I am just as eager to return to how it once was (at least, in terms of theatre) as the next person. I never thought I would miss the bottom halves of my friends' faces as much as I have this past year. And yet, there isn't a button we can push or a switch we can flip to send it all back. This is where we're at now; this is our lives.

At Allegheny College, we're lucky enough to have beautiful outdoor spaces aplenty-something that came in very handy when trying to plan a performance during plague times. In the fall, there was Go Play Outside, a series of short plays with limited casts, masked-up actors, and minimal sets. It made use of the theatre's courtyard, expanding The Playshop Theatre's horizons as we adapted to a new venue. Now, in the spring, I'm stage managing another outdoor show.

So, what's the difference? When I first accepted the job, I naively thought it would be the same as every other show I had done before. I was almost immediately proven wrong. There's no lighting, for starters; our stage lights are the sun, and if they decide not to come out during a performance, we adapt and carry on. Consequentially, I have almost no cues to call during the actual show-my work has been very rehearsal-heavy and will be very light during performances. It's a one-act show, with no scenic or costume changes. Once everyone's out there, they're out there-no place to hide.
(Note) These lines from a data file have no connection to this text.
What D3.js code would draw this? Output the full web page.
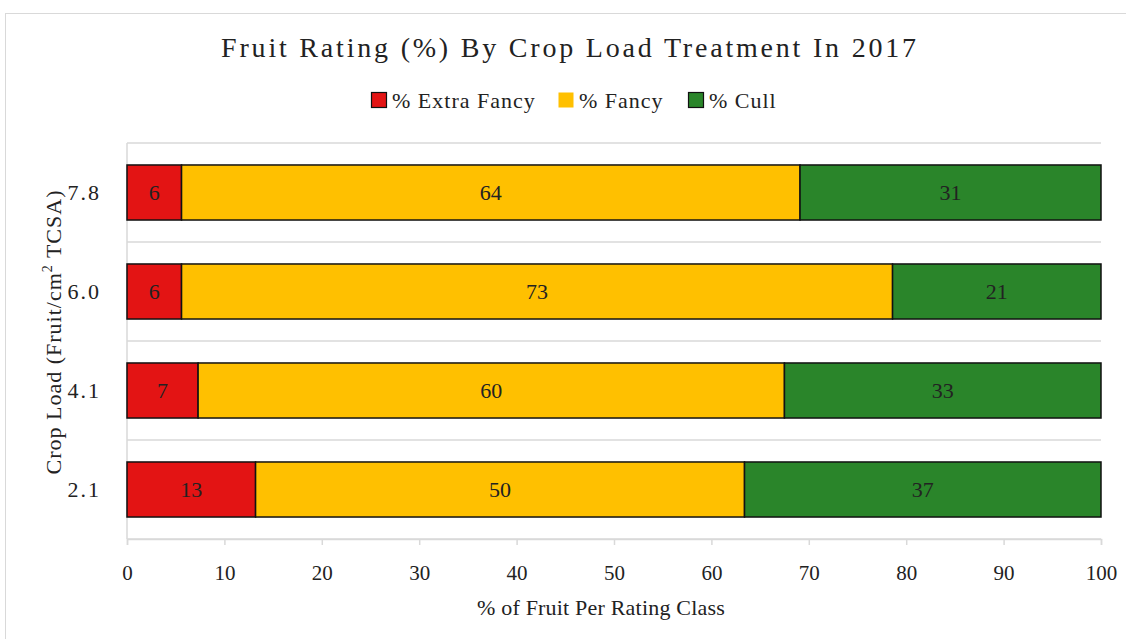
<!DOCTYPE html>
<html>
<head>
<meta charset="utf-8">
<script src="https://cdn.jsdelivr.net/npm/d3@7"></script>
<style>
  body { margin: 0; background: #fff; }
  svg text { font-family: "Liberation Serif", "DejaVu Serif", serif; fill: #222; }
</style>
</head>
<body>
<svg width="1126" height="639"></svg>
<script>
// data (top to bottom: 7.8 ... 2.1)
const categories = ["7.8", "6.0", "4.1", "2.1"];
const extraFancy = [5.6, 5.6, 7.3, 13.2];
const fancy = [63.5, 73.0, 60.2, 50.2];
const cull = [30.9, 21.4, 32.5, 36.6];
const seriesNames = ["% Extra Fancy", "% Fancy", "% Cull"];
const seriesColors = ["#e31414", "#ffc000", "#2a852a"];
const xTicks = [0, 10, 20, 30, 40, 50, 60, 70, 80, 90, 100];

const svg = d3.select("svg");

// outer frame
svg.append("rect")
  .attr("x", 5.5).attr("y", 13.5)
  .attr("width", 1140).attr("height", 640)
  .attr("fill", "none")
  .attr("stroke", "#d9d9d9");

const plotLeft = 127, plotRight = 1101, plotTop = 143, plotBottom = 539;

const x = d3.scaleLinear().domain([0, 100]).range([plotLeft, plotRight]);
const y = d3.scaleBand().domain(categories).range([plotTop, plotBottom])
  .paddingInner(0.444).paddingOuter(0.222);

// build stacked rows
const keys = ["ef", "f", "c"];
const rows = categories.map((c, i) => ({cat: c, ef: extraFancy[i], f: fancy[i], c: cull[i]}));
const layers = d3.stack().keys(keys)(rows);

// gridlines at band boundaries
const step = y.step();
const bounds = d3.range(categories.length + 1).map(i => plotTop + i * step);
svg.append("g").selectAll("line")
  .data(bounds)
  .enter()
  .append("line")
  .attr("x1", plotLeft).attr("x2", plotRight)
  .attr("y1", d => d).attr("y2", d => d)
  .attr("stroke", "#d9d9d9")
  .attr("stroke-width", 1.5);

// left axis line
svg.append("line")
  .attr("x1", plotLeft).attr("x2", plotLeft)
  .attr("y1", plotTop).attr("y2", plotBottom)
  .attr("stroke", "#d9d9d9").attr("stroke-width", 1.5);

// bottom axis
const xAxis = svg.append("g")
  .attr("transform", `translate(0,${plotBottom})`)
  .call(d3.axisBottom(x).tickValues(xTicks).tickSize(6).tickPadding(20));
xAxis.select(".domain").attr("stroke", "#d9d9d9").attr("stroke-width", 1.5);
xAxis.selectAll(".tick line").attr("stroke", "#d9d9d9").attr("stroke-width", 1.5);
xAxis.selectAll(".tick text")
  .attr("font-family", "Liberation Serif, serif")
  .attr("font-size", 21)
  .attr("fill", "#333");

// bars
const groups = svg.append("g").selectAll("g")
  .data(layers)
  .enter()
  .append("g")
  .attr("fill", (d, i) => seriesColors[i]);

groups.selectAll("rect")
  .data(d => d)
  .enter()
  .append("rect")
  .attr("x", d => x(d[0]))
  .attr("y", d => y(d.data.cat))
  .attr("width", d => x(d[1]) - x(d[0]))
  .attr("height", y.bandwidth())
  .attr("stroke", "#111")
  .attr("stroke-width", 1.5);

// value labels
groups.selectAll("text")
  .data(d => d.map(v => Object.assign(v, {key: d.key})))
  .enter()
  .append("text")
  .attr("x", d => (x(d[0]) + x(d[1])) / 2)
  .attr("y", d => y(d.data.cat) + y.bandwidth() / 2)
  .attr("dy", "0.35em")
  .attr("text-anchor", "middle")
  .attr("font-size", 22)
  .attr("fill", "#111")
  .text(d => Math.round(d.data[d.key]));

// category labels
svg.append("g").selectAll("text")
  .data(categories)
  .enter()
  .append("text")
  .attr("x", 101)
  .attr("y", d => y(d) + y.bandwidth() / 2)
  .attr("dy", "0.35em")
  .attr("text-anchor", "end")
  .attr("font-size", 22)
  .attr("letter-spacing", 2)
  .attr("fill", "#333")
  .text(d => d);

// title
svg.append("text")
  .attr("x", 570).attr("y", 57)
  .attr("text-anchor", "middle")
  .attr("font-size", 28)
  .attr("letter-spacing", 2.8)
  .attr("fill", "#222")
  .text("Fruit Rating (%) By Crop Load Treatment In 2017");

// legend
const legendX = [371, 558, 688];
const legend = svg.append("g").selectAll("g")
  .data(seriesNames)
  .enter()
  .append("g")
  .attr("transform", (d, i) => `translate(${legendX[i]},100)`);
legend.append("rect")
  .attr("x", 0.5).attr("y", -7.5)
  .attr("width", 15).attr("height", 15)
  .attr("fill", (d, i) => seriesColors[i])
  .attr("stroke", (d, i) => i === 1 ? "none" : "#111")
  .attr("stroke-width", 1.2);
legend.append("text")
  .attr("x", 21).attr("dy", "0.35em")
  .attr("font-size", 22)
  .attr("letter-spacing", 1)
  .attr("fill", "#222")
  .text(d => d);

// axis titles
svg.append("text")
  .attr("x", 601).attr("y", 615)
  .attr("text-anchor", "middle")
  .attr("font-size", 22)
  .attr("letter-spacing", 0.2)
  .attr("fill", "#333")
  .text("% of Fruit Per Rating Class");

const yTitle = svg.append("text")
  .attr("transform", "translate(61,332) rotate(-90)")
  .attr("text-anchor", "middle")
  .attr("font-size", 22)
  .attr("letter-spacing", 1)
  .attr("fill", "#333");
yTitle.append("tspan").text("Crop Load (Fruit/cm");
yTitle.append("tspan").attr("font-size", 14).attr("dy", -9).text("2");
yTitle.append("tspan").attr("dy", 9).text(" TCSA)");
</script>
</body>
</html>
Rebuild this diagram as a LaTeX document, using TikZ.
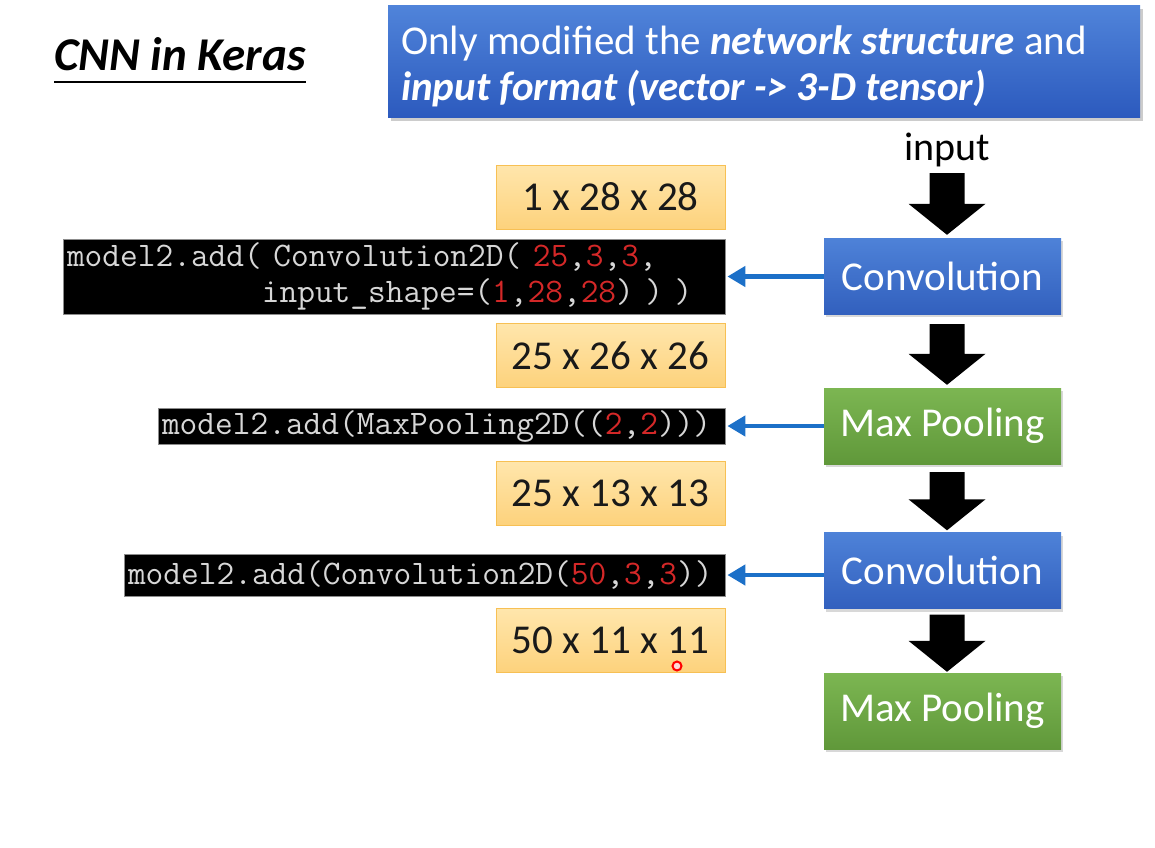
\documentclass[tikz,border=0pt]{standalone}
\usepackage{fontspec}
\setmainfont{Carlito}
\usetikzlibrary{calc,arrows.meta,shadows}
\definecolor{convtop}{RGB}{78,130,216}
\definecolor{convbot}{RGB}{50,96,190}
\definecolor{pooltop}{RGB}{124,182,82}
\definecolor{poolbot}{RGB}{96,152,58}
\definecolor{bantop}{RGB}{80,132,218}
\definecolor{banbot}{RGB}{44,90,190}
\definecolor{dimtop}{RGB}{255,230,172}
\definecolor{dimbot}{RGB}{253,210,124}
\definecolor{dimborder}{RGB}{247,192,84}
\definecolor{codegray}{RGB}{215,215,215}
\definecolor{codered}{RGB}{212,40,40}
\definecolor{arrblue}{RGB}{28,112,200}
\newcommand\rd[1]{\textcolor{codered}{#1}}
\newcommand\blockarrow[2]{\fill[black] let \p1=#1, \p2=#2 in (\x1-17.5pt,\y1) -- (\x1+17.5pt,\y1) -- (\x1+17.5pt,\y2+31pt) -- (\x1+38.5pt,\y2+31pt) -- (\x1,\y2) -- (\x1-38.5pt,\y2+31pt) -- (\x1-17.5pt,\y2+31pt) -- cycle;}
\begin{document}
\begin{tikzpicture}[x=1pt,y=-1pt,
  layer/.style={minimum width=237pt, minimum height=76pt, inner sep=0pt, text=white,
    font=\fontsize{41}{48}\selectfont,
    drop shadow={opacity=0.3, shadow xshift=2pt, shadow yshift=-3pt}},
  convbox/.style={layer, top color=convtop, bottom color=convbot},
  poolbox/.style={layer, top color=pooltop, bottom color=poolbot},
  dimbox/.style={minimum width=229pt, minimum height=64pt, inner sep=0pt, draw=dimborder,
    line width=1pt, top color=dimtop, bottom color=dimbot,
    font=\fontsize{41}{48}\selectfont, text=black!90},
  codebox/.style={fill=black, draw=black!45, line width=0.8pt, inner xsep=4pt, inner ysep=0pt,
    align=left, text=codegray, font=\ttfamily\fontsize{34.4}{36}\selectfont},
  bluearr/.style={draw=arrblue, line width=4.5pt, -{Triangle[width=20pt,length=18pt]}}]
\useasboundingbox (0,0) rectangle (1155,847);
\fill[white] (0,0) rectangle (1155,847);

% title
\node[anchor=base west, inner sep=0pt, font=\bfseries\itshape\fontsize{47}{54}\selectfont] (title) at (54,70) {CNN in Keras};
\draw[line width=2pt] ($(title.base west)+(0,12)$) -- ($(title.base east)+(0,12)$);

% banner
\node[minimum width=752pt, minimum height=112pt, inner sep=0pt, top color=bantop, bottom color=banbot,
  drop shadow={opacity=0.4, shadow xshift=3pt, shadow yshift=-4pt}] (banner) at (764,61) {};
\node[anchor=west, align=left, text=white, inner sep=0pt, font=\fontsize{41}{46}\selectfont] (bantext) at (401,66)
  {Only modified the \textbf{\textit{network structure}} and\\\textbf{\textit{input format (vector -> 3-D tensor)}}};

% right column
\node[anchor=base, inner sep=0pt, font=\fontsize{40}{46}\selectfont] (input) at (947,160) {input};
\node[convbox] (conv1) at (942.5,276) {Convolution};
\node[poolbox] (pool1) at (942.5,426) {Max Pooling};
\node[convbox] (conv2) at (942.5,570.5) {Convolution};
\node[poolbox] (pool2) at (942.5,711) {Max Pooling};

\blockarrow{($(input.base)+(0,13)$)}{($(input.base |- conv1.north)+(0,-3)$)}
\blockarrow{($(input.base |- conv1.south)+(0,10)$)}{($(input.base |- pool1.north)+(0,-3)$)}
\blockarrow{($(input.base |- pool1.south)+(0,8)$)}{($(input.base |- conv2.north)+(0,-2)$)}
\blockarrow{($(input.base |- conv2.south)+(0,6)$)}{($(input.base |- pool2.north)+(0,-1)$)}

% dimension boxes
\node[dimbox] (d1) at (610.5,197) {1 x 28 x 28};
\node[dimbox] (d2) at (610.5,355.5) {25 x 26 x 26};
\node[dimbox] (d3) at (610.5,493) {25 x 13 x 13};
\node[dimbox] (d4) at (610.5,640.5) {50 x 11 x 11};

% code boxes
\node[codebox, text width=654pt, minimum height=75pt] (code1) at (394,276.5)
  {model2.add( Convolution2D( \rd{25},\rd{3},\rd{3},\\\phantom{xxxxxxxxxxx}input\_shape=(\rd{1},\rd{28},\rd{28}) ) )};
\node[codebox, text width=559pt, minimum height=36pt] (code2) at (441.5,426)
  {model2.add(MaxPooling2D((\rd{2},\rd{2})))};
\node[codebox, text width=593pt, minimum height=42pt] (code3) at (424.5,575)
  {model2.add(Convolution2D(\rd{50},\rd{3},\rd{3}))};

% blue arrows
\draw[bluearr] (conv1.west |- code1.east) -- ($(code1.east)+(2,0)$);
\draw[bluearr] (pool1.west |- code2.east) -- ($(code2.east)+(2,0)$);
\draw[bluearr] (conv2.west |- code3.east) -- ($(code3.east)+(2,0)$);

% pointer dot
\node[circle, draw=red, fill=red!15, line width=2pt, minimum size=9pt, inner sep=0pt] (dot) at (677,666) {};
\end{tikzpicture}
\end{document}
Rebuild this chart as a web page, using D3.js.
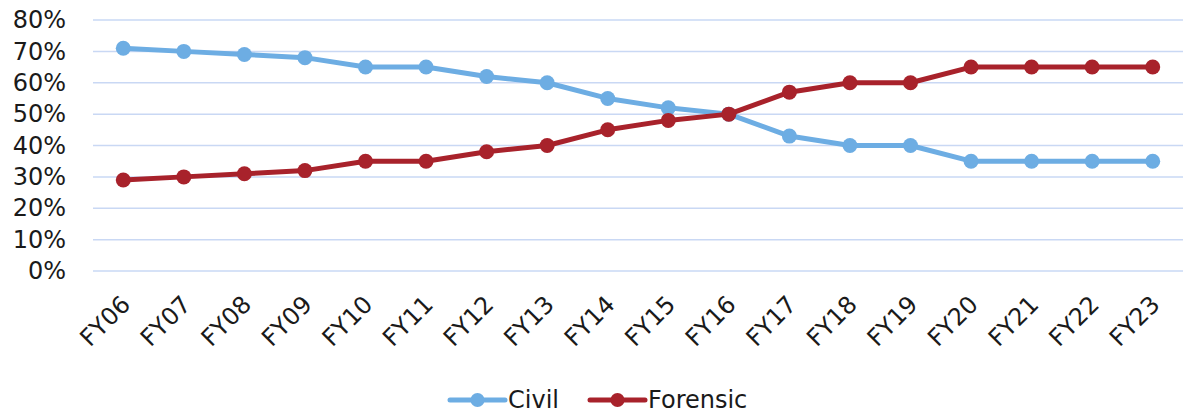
<!DOCTYPE html>
<html>
<head>
<meta charset="utf-8">
<script src="https://cdn.jsdelivr.net/npm/d3@7"></script>
<style>
  body { margin: 0; background: #fff; }
  text { font-family: "DejaVu Sans", Verdana, sans-serif; fill: #1a1a1a; }
</style>
</head>
<body>
<div id="chart"></div>
<script>
var years = ["FY06", "FY07", "FY08", "FY09", "FY10", "FY11", "FY12", "FY13", "FY14",
  "FY15", "FY16", "FY17", "FY18", "FY19", "FY20", "FY21", "FY22", "FY23"];
var civil = [71, 70, 69, 68, 65, 65, 62, 60, 55, 52, 50, 43, 40, 40, 35, 35, 35, 35];
var forensic = [29, 30, 31, 32, 35, 35, 38, 40, 45, 48, 50, 57, 60, 60, 65, 65, 65, 65];
var yTicks = [0, 10, 20, 30, 40, 50, 60, 70, 80];

var series = [
  { name: "Civil", values: civil, color: "#6dade3" },
  { name: "Forensic", values: forensic, color: "#a8222b" }
];

var W = 1183, H = 413;
var margin = { top: 20, right: 0, bottom: 142, left: 93 },
  width = W - margin.left - margin.right,
  height = H - margin.top - margin.bottom;

var svg = d3.select("#chart").append("svg")
  .attr("width", W)
  .attr("height", H);

var g = svg.append("g")
  .attr("transform", "translate(" + margin.left + "," + margin.top + ")");

var x = d3.scalePoint()
  .domain(years)
  .range([0, width])
  .padding(0.5);

var y = d3.scaleLinear()
  .domain([0, 80])
  .range([height, 0]);

// gridlines
g.selectAll(".grid")
  .data(yTicks)
  .enter().append("line")
  .attr("x1", 0)
  .attr("x2", width)
  .attr("y1", d => y(d))
  .attr("y2", d => y(d))
  .attr("stroke", "#c9d8f4")
  .attr("stroke-width", 1.5);

// y axis
var yAxis = d3.axisLeft(y)
  .tickValues(yTicks)
  .tickFormat(d => d + "%")
  .tickSize(0)
  .tickPadding(27);

g.append("g").call(yAxis)
  .call(a => a.select(".domain").remove())
  .selectAll("text")
  .attr("font-size", "24px")
  .attr("font-family", "DejaVu Sans, Verdana, sans-serif")
  .attr("fill", "#1a1a1a");

// x axis
var xAxis = d3.axisBottom(x).tickSize(0).tickPadding(0);
g.append("g")
  .attr("transform", "translate(0," + height + ")")
  .call(xAxis)
  .call(a => a.select(".domain").remove())
  .selectAll("text")
  .attr("font-size", "24px")
  .attr("font-family", "DejaVu Sans, Verdana, sans-serif")
  .attr("fill", "#1a1a1a")
  .attr("text-anchor", "end")
  .attr("dy", "0")
  .attr("transform", "translate(8,35) rotate(-45)");

// lines
var line = d3.line()
  .x((d, i) => x(years[i]))
  .y(d => y(d));

series.forEach(s => {
  g.append("path")
    .datum(s.values)
    .attr("fill", "none")
    .attr("stroke", s.color)
    .attr("stroke-width", 5)
    .attr("stroke-linejoin", "round")
    .attr("d", line);

  g.selectAll(".dot-" + s.name)
    .data(s.values)
    .enter().append("circle")
    .attr("cx", (d, i) => x(years[i]))
    .attr("cy", d => y(d))
    .attr("r", 7.5)
    .attr("fill", s.color);
});

// legend
var legend = svg.append("g").attr("transform", "translate(450,400)");
var lx = 0;
series.forEach(s => {
  var item = legend.append("g").attr("transform", "translate(" + lx + ",0)");
  item.append("line")
    .attr("x1", 0).attr("x2", 55)
    .attr("y1", 0).attr("y2", 0)
    .attr("stroke", s.color)
    .attr("stroke-width", 5)
    .attr("stroke-linecap", "round");
  item.append("circle")
    .attr("cx", 27.5).attr("cy", 0).attr("r", 7)
    .attr("fill", s.color);
  item.append("text")
    .attr("x", 58)
    .attr("y", 0)
    .attr("dy", "0.35em")
    .attr("font-size", "24px")
    .text(s.name);
  lx += 140;
});
</script>
</body>
</html>
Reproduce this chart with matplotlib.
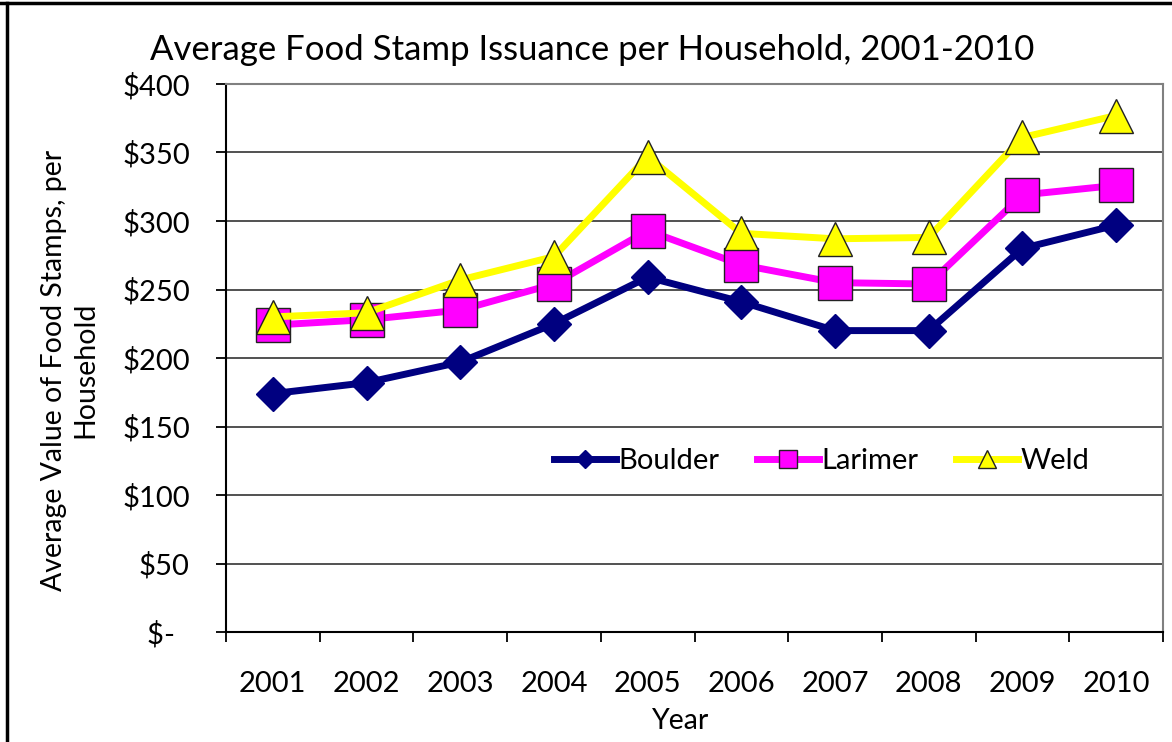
import matplotlib
matplotlib.use("Agg")
import matplotlib.pyplot as plt
from matplotlib.lines import Line2D

plt.rcParams['font.family'] = ['Lato', 'DejaVu Sans']

years = ['2001', '2002', '2003', '2004', '2005', '2006', '2007', '2008', '2009', '2010']
boulder = [174, 182, 197, 225, 259, 241, 220, 220, 280, 297]
larimer = [224, 228, 235, 254, 293, 268, 255, 254, 319, 326]
weld = [230, 233, 257, 274, 347, 291, 287, 288, 361, 377]
y_ticks = [0, 50, 100, 150, 200, 250, 300, 350, 400]
y_labels = ['$-  ', '$50', '$100', '$150', '$200', '$250', '$300', '$350', '$400']

fig = plt.figure(figsize=(11.72, 7.42), dpi=100)
ax = fig.add_axes([226 / 1172, 1 - 632 / 742, (1163 - 226) / 1172, (632 - 84) / 742])

x = list(range(len(years)))
ax.plot(x, boulder, color='#000080', lw=5, marker='D', ms=17.5,
        mfc='#000080', mec='#000080', label='Boulder', zorder=3)
ax.plot(x, larimer, color='#FF00FF', lw=5, marker='s', ms=24,
        mfc='#FF00FF', mec='#222222', mew=1, label='Larimer', zorder=4)
ax.plot(x, weld, color='#FFFF00', lw=5, marker='^', ms=24,
        mfc='#FFFF00', mec='#222222', mew=1, label='Weld', zorder=5)

ax.set_xlim(-0.5, 9.5)
ax.set_ylim(0, 400)
ax.set_yticks(y_ticks)
ax.set_yticklabels(y_labels)
ax.set_xticks(x)
ax.set_xticklabels(years)
ax.set_xticks([i - 0.5 for i in range(11)], minor=True)
ax.tick_params(axis='x', which='major', length=0, pad=28, labelsize=21)
ax.tick_params(axis='x', which='minor', length=7, width=1.3, direction='out', color='black')
ax.tick_params(axis='y', length=7, width=1.3, direction='out', pad=19, labelsize=21)

ax.grid(axis='y', color='#333333', lw=1.2)
ax.set_axisbelow(True)
for s in ['left', 'bottom']:
    ax.spines[s].set_color('black')
    ax.spines[s].set_linewidth(1.5)
for s in ['top', 'right']:
    ax.spines[s].set_color('#808080')
    ax.spines[s].set_linewidth(1.5)

leg = ax.legend(loc='center', bbox_to_anchor=(0.636, 125 / 400), ncol=3, frameon=False,
                fontsize=21, markerscale=0.55, handlelength=2.1, handletextpad=0.1,
                columnspacing=1.3)

fig.text(592 / 1172, 1 - 50 / 742, 'Average Food Stamp Issuance per Household, 2001-2010',
         ha='center', va='center', fontsize=25)
fig.text(70 / 1172, 1 - 370 / 742, 'Average Value of Food Stamps, per\nHousehold',
         ha='center', va='center', rotation=90, fontsize=20.5, multialignment='center',
         linespacing=1.25)
fig.text(681 / 1172, 1 - 721 / 742, 'Year', ha='center', va='center', fontsize=20.5)

# outer chart frame (top and left edges visible)
fig.add_artist(Line2D([0, 1], [1 - 3 / 742, 1 - 3 / 742], color='black', lw=2.5,
                      transform=fig.transFigure))
fig.add_artist(Line2D([7 / 1172, 7 / 1172], [0, 1 - 3 / 742], color='black', lw=2.5,
                      transform=fig.transFigure))

fig.savefig('out.png', dpi=100)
There's no masking or hidden area backstage; you have to be on your toes, game face on, for the full show.

In rehearsals, I tell my assistant stage manager, a freshman who has never known a campus other than the socially distanced, ghostly quiet one we have now, that normally rehearsals would be longer. Normally, we would have a set to move in. Normally, the ground plan would be more extensive. Normally, cue-to-cue would take all day, rather than two hours. I wish he could have seen the place that I once knew; that I once loved.

Playing outside isn't terrible-there's the early spring, the blooming cherry trees on the quad, the breeze on your face. But, every time I tell my assistant "it wasn't always like this," I feel like a relic of a bygone era, one of spotlights and microphones and dressing rooms. I feel like an elder telling the young of how rich and bountiful the world once was. And even though I'm thrilled to even get to stage manage again, I feel a pang of longing that I hope, someday, will go away.